Queenstown Lakes Mayor Jim Boult says degradation of the visitor experience in the Queenstown Lakes District is "imminent" and a form of localised funding is "now the only avenue" for the community.
The council's submission on the Ministry of Business, Innovation and Employment's (MBIE) proposed international visitor conservation and tourism levy said while it fundamentally supported the Government's attempts to "define a package of funding tools" to subsidise tourism infrastructure, it did not believe that alone would meet the "quantum of challenge" the district faced.
Failure to address it would result a drop in the visitor experience and would have ramifications for the district's international reputation, tourist industry and the wider economy.
The council was concerned the Productivity Commission's inquiry on local government financing and funding arrangements would "take too long" and instead wanted "rapid, concurrent consideration" of the proposed international visitor levy with a law change to enable a "local visitor levy [bed tax]" for high-growth regions.

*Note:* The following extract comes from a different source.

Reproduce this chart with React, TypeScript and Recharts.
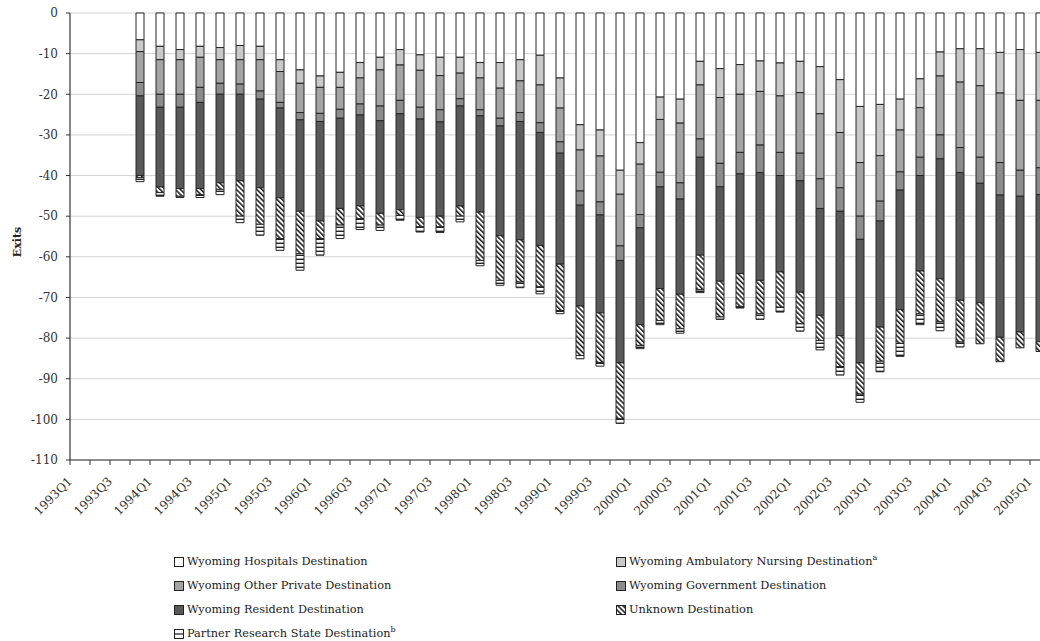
import { Bar, BarChart, CartesianGrid, XAxis, YAxis } from 'recharts'

const quarters = [
  '1993Q1', '1993Q2', '1993Q3', '1993Q4', '1994Q1', '1994Q2', '1994Q3', '1994Q4',
  '1995Q1', '1995Q2', '1995Q3', '1995Q4', '1996Q1', '1996Q2', '1996Q3', '1996Q4',
  '1997Q1', '1997Q2', '1997Q3', '1997Q4', '1998Q1', '1998Q2', '1998Q3', '1998Q4',
  '1999Q1', '1999Q2', '1999Q3', '1999Q4', '2000Q1', '2000Q2', '2000Q3', '2000Q4',
  '2001Q1', '2001Q2', '2001Q3', '2001Q4', '2002Q1', '2002Q2', '2002Q3', '2002Q4',
  '2003Q1', '2003Q2', '2003Q3', '2003Q4', '2004Q1', '2004Q2', '2004Q3', '2004Q4',
  '2005Q1',
]

const hospitals = [
  null, null, null,
  -6.6, -8.2, -9.0, -8.2, -8.5, -8.0, -8.2, -11.5, -14.0, -15.5,
  -14.6, -12.2, -10.9, -9.0, -10.3, -10.9, -10.9, -12.2, -12.2, -11.5,
  -10.4, -16.0, -27.5, -28.8, -38.7, -31.9, -20.7, -21.2, -11.9, -13.7,
  -12.7, -11.8, -12.3, -11.9, -13.2, -16.4, -23.0, -22.5, -21.2, -16.2,
  -9.6, -8.8, -8.8, -9.7, -9.0, -9.7,
]
const ambulatory = [
  null, null, null,
  -2.9, -3.3, -2.5, -2.7, -3.0, -3.5, -3.3, -2.9, -3.3, -2.8,
  -3.7, -3.8, -3.1, -3.8, -3.8, -4.5, -3.9, -3.8, -6.3, -5.2,
  -7.3, -7.4, -6.2, -6.4, -5.9, -5.3, -5.5, -5.9, -5.8, -7.1,
  -7.3, -7.5, -8.1, -7.7, -11.6, -13.0, -13.8, -12.6, -7.6, -7.1,
  -5.9, -8.2, -9.1, -10.0, -12.5, -11.8,
]
const otherPrivate = [
  null, null, null,
  -7.6, -8.5, -8.5, -7.4, -5.8, -6.0, -7.7, -7.6, -7.2, -6.4,
  -5.4, -6.4, -8.9, -8.7, -9.1, -8.4, -6.3, -7.8, -7.4, -7.8,
  -9.3, -8.3, -10.1, -11.3, -12.7, -12.4, -13.0, -14.7, -13.3, -16.2,
  -14.3, -13.2, -13.9, -14.9, -16.0, -13.6, -13.2, -11.2, -10.3, -12.2,
  -14.5, -16.1, -17.6, -17.1, -17.2, -16.6,
]
const government = [
  null, null, null,
  -3.3, -3.2, -3.2, -3.7, -2.7, -2.5, -2.0, -1.4, -1.8, -2.0,
  -2.2, -2.7, -3.6, -3.3, -2.9, -3.0, -1.8, -1.5, -1.9, -2.2,
  -2.4, -2.8, -3.5, -3.2, -3.6, -3.3, -3.6, -4.0, -4.5, -5.8,
  -5.3, -6.8, -5.7, -6.8, -7.3, -5.8, -5.7, -4.9, -4.5, -4.5,
  -5.9, -6.2, -6.4, -8.0, -6.4, -6.6,
]
const resident = [
  null, null, null,
  -19.6, -19.6, -20.0, -21.2, -21.8, -21.3, -21.8, -22.1, -22.5, -24.5,
  -22.2, -22.4, -22.8, -23.6, -24.2, -23.2, -24.6, -23.7, -27.0, -29.1,
  -27.8, -27.3, -24.8, -24.1, -25.2, -23.8, -25.0, -23.4, -24.1, -23.2,
  -24.5, -26.5, -23.7, -27.4, -26.3, -30.6, -30.4, -26.1, -29.4, -23.5,
  -29.5, -31.4, -29.4, -35.0, -33.4, -36.2,
]
const unknown = [
  null, null, null,
  -0.5, -1.4, -1.9, -1.5, -1.6, -8.7, -9.0, -10.0, -10.4, -4.3,
  -4.1, -3.1, -2.9, -1.4, -2.3, -2.6, -2.5, -11.9, -11.0, -10.4,
  -10.2, -11.4, -12.2, -12.2, -13.8, -5.1, -7.9, -8.5, -8.5, -8.8,
  -8.1, -8.2, -8.7, -7.8, -6.2, -7.6, -7.7, -8.4, -8.3, -10.5,
  -10.6, -10.3, -10.1, -6.0, -3.9, -2.4,
]
const partner = [
  null, null, null,
  -1.0, -0.9, -0.3, -0.7, -1.3, -1.6, -2.7, -2.9, -4.1, -4.1,
  -3.3, -2.7, -1.3, -1.2, -1.3, -1.4, -1.4, -1.3, -1.2, -1.4,
  -1.7, -0.8, -0.8, -0.9, -1.1, -0.8, -1.0, -1.1, -0.7, -0.6,
  -0.4, -1.4, -1.2, -1.8, -2.3, -2.1, -2.0, -2.6, -3.2, -2.7,
  -2.2, -1.2, null, null, null, null,
]

const yTicks = [0, -10, -20, -30, -40, -50, -60, -70, -80, -90, -100, -110]

const series = [
  { key: 'hospitals', name: 'Wyoming Hospitals Destination', sup: '', fill: '#ffffff' },
  { key: 'ambulatory', name: 'Wyoming Ambulatory Nursing Destination', sup: 'a', fill: '#c9c9c9' },
  { key: 'otherPrivate', name: 'Wyoming Other Private Destination', sup: '', fill: '#a4a4a4' },
  { key: 'government', name: 'Wyoming Government Destination', sup: '', fill: '#8b8b8b' },
  { key: 'resident', name: 'Wyoming Resident Destination', sup: '', fill: '#595959' },
  { key: 'unknown', name: 'Unknown Destination', sup: '', fill: 'url(#hatch)' },
  { key: 'partner', name: 'Partner Research State Destination', sup: 'b', fill: 'url(#hstripes)' },
]

const data = quarters.map((q, i) => ({
  quarter: q,
  hospitals: hospitals[i],
  ambulatory: ambulatory[i],
  otherPrivate: otherPrivate[i],
  government: government[i],
  resident: resident[i],
  unknown: unknown[i],
  partner: partner[i],
}))

const FONT = '"DejaVu Serif", serif'

function QuarterTick(props: any) {
  const { x, y, payload, index } = props
  const half = payload && payload.offset ? payload.offset : 10
  const bx = x - half
  const tx = x - 7
  const ty = y + 22
  return (
    <g>
      <line x1={bx} y1={y} x2={bx} y2={y + 5} stroke="#333" strokeWidth={1} />
      {index % 2 === 0 && (
        <text
          x={tx}
          y={ty}
          transform={`rotate(-45 ${tx} ${ty})`}
          textAnchor="end"
          fontFamily={FONT}
          fontSize={12}
          fill="#333"
        >
          {payload.value}
        </text>
      )}
    </g>
  )
}

function ExitsLabel() {
  return (
    <text
      x={17}
      y={242}
      transform="rotate(-90 17 242)"
      textAnchor="middle"
      dominantBaseline="central"
      fontFamily={FONT}
      fontWeight="bold"
      fontSize={11}
      fill="#222"
    >
      Exits
    </text>
  )
}

function LegendIcon({ k, fill }: { k: string; fill: string }) {
  return (
    <svg width={10} height={10} style={{ marginRight: 3, flex: 'none' }}>
      {k === 'partner' ? (
        <g>
          <rect x={0.5} y={0.5} width={9} height={9} fill="#fff" stroke="#222" />
          <line x1={0.5} y1={5} x2={9.5} y2={5} stroke="#222" strokeWidth={1.3} />
        </g>
      ) : (
        <rect x={0.5} y={0.5} width={9} height={9} fill={fill} stroke="#222" />
      )}
    </svg>
  )
}

const legendPos = [
  { left: 174, top: 555 },
  { left: 616, top: 555 },
  { left: 174, top: 579 },
  { left: 616, top: 579 },
  { left: 174, top: 603 },
  { left: 616, top: 603 },
  { left: 174, top: 627 },
]

export default function App() {
  return (
    <div
      style={{
        position: 'absolute',
        left: 0,
        top: 0,
        width: 1040,
        height: 641,
        overflow: 'hidden',
        background: '#fff',
      }}
    >
      <BarChart
        width={1060}
        height={641}
        data={data}
        margin={{ top: 13, right: 10, bottom: 0, left: 0 }}
        barSize={8}
      >
        <defs>
          <pattern id="hatch" width="3.6" height="3.6" patternUnits="userSpaceOnUse" patternTransform="rotate(-45)">
            <rect width="3.6" height="3.6" fill="#fff" />
            <rect width="1.6" height="3.6" fill="#222" />
          </pattern>
          <pattern id="hstripes" width="4" height="4" patternUnits="userSpaceOnUse">
            <rect width="4" height="4" fill="#fff" />
            <rect y="2.6" width="4" height="1.4" fill="#222" />
          </pattern>
        </defs>
        <CartesianGrid vertical={false} stroke="#d3d3d3" />
        <XAxis
          dataKey="quarter"
          interval={0}
          height={181}
          tickSize={0}
          tickMargin={0}
          tickLine={false}
          axisLine={{ stroke: '#333', strokeWidth: 1.2 }}
          tick={<QuarterTick />}
        />
        <YAxis
          width={70}
          domain={[-110, 0]}
          ticks={yTicks}
          interval={0}
          tickSize={4}
          tickMargin={8}
          tickLine={{ stroke: '#333' }}
          axisLine={{ stroke: '#333', strokeWidth: 1.2 }}
          tick={{ fontFamily: FONT, fontSize: 12, fill: '#333' }}
          label={<ExitsLabel />}
        />
        {series.map((s) => (
          <Bar
            key={s.key}
            dataKey={s.key}
            name={s.name}
            stackId="exits"
            fill={s.fill}
            stroke="#262626"
            strokeWidth={1}
            isAnimationActive={false}
          />
        ))}
      </BarChart>
      {series.map((s, i) => (
        <div
          key={s.key}
          style={{
            position: 'absolute',
            left: legendPos[i].left,
            top: legendPos[i].top,
            display: 'flex',
            alignItems: 'center',
            fontFamily: FONT,
            fontSize: 11.3,
            color: '#222',
            whiteSpace: 'nowrap',
            lineHeight: '14px',
          }}
        >
          <LegendIcon k={s.key} fill={s.fill} />
          <span>
            {s.name}
            {s.sup && <sup style={{ fontSize: 8, lineHeight: 0 }}>{s.sup}</sup>}
          </span>
        </div>
      ))}
    </div>
  )
}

It was also keen to work with the Government on its development and suggested it could act as a "pilot test environment" ahead of national implementation.
The council's submission said its recently adopted 10-year plan represented 161% of the programme forecast in 2015. Of the proposed budget, 33%, or $317million, was because of growth.
The district's 26,000 ratepayers had an average rates increase of 6.89% this year, to increase by 3.4% over the next decade, subsidising, at present, 70,000 to 120,000 visitors a day.
"QLDC has a high-end reputation, but our average income is still $51,000 per annum compared to the national average of $59,000," the submission said.
"Aggressive rate rises to fund tourism infrastructure will simply pressurise struggling families further and exacerbate social issues that are already starting to emerge.
"The quantum of the challenge far outweighs the ability of the existing rating model to respond.
"The risk to our taonga is very real and the degradation of our visitor experience imminent."
In a statement, Mr Boult said the council had been "very clear" with the Government about its challenges and had formulated a detailed business case analysis, in conjunction with MBIE.
"We appreciate that presenting a strategic and fact-based case for funding visitor growth is quite a different proposition to funding communities to enable growth through targeted projects, but this is where our funding case must be considered in a more innovative way than standing in line for a contestable fund, in the case of the provincial growth fund, that is designed to induce growth rather than manage it."